God, I can almost hear Trent Reznor and Evanescence sobbing and moaning away. The point is that for better or worse, Heavy Metal is an artifact of a bygone time. I don’t mean to imply that hand drawn animation is a lost art, because it’s not. But its days as the driving force behind a major release like this are over. The look of Heavy Metal is distinctive, but well past dated. I personally find it fascinating, but unless you’re just a fan of animation you’re not likely to agree.

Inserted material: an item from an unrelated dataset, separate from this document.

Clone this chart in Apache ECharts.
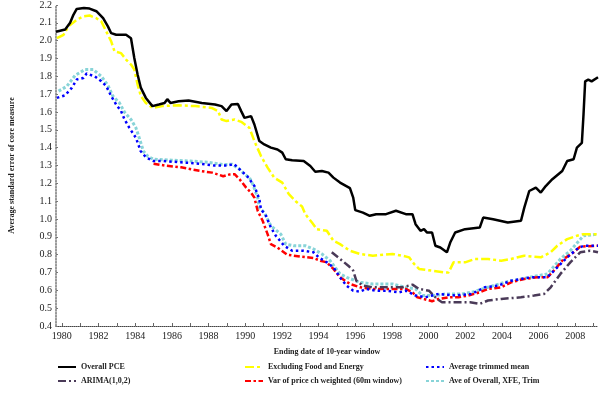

Truth be told, even when the movie was new it was never pretty enough to entirely overcome its deficiencies. But some of them are overcome by a killer soundtrack stuffed with rock classics - and most of the songs fit very well with whatever is happening on screen at the time. It’s almost worth watching Heavy Metal just to experience how deeply the music affects your visual and mental perception of the story. They got the soundtrack right, and it’s a good thing. Without it I’m not sure this movie has the cult following that it does today.
I look at Heavy Metal sitting there in my video collection and wonder when I would have watched it again had I not decided to write about it. Eventually, sure. But it’s a little bit like those really nice brown dress shoes I have that don’t go with anything, or my bomber jacket from high school. They’re both hopelessly obsolete, and yet I can’t bear to forget them. Frankly, they belong in a museum, not with me. And it’s hard not to feel a little like that when I watch Heavy Metal. It’s still pretty cool, but not as much as it was the last time I saw it.
But what IS a video collection if not a museum of sorts? Someday I will have no more use for supermodels in metal bikinis, or their swords and dragons. But I’ll always cherish my imagination and as long as I have that, there will be a special place in my heart - and on my bookshelf - for Heavy Metal.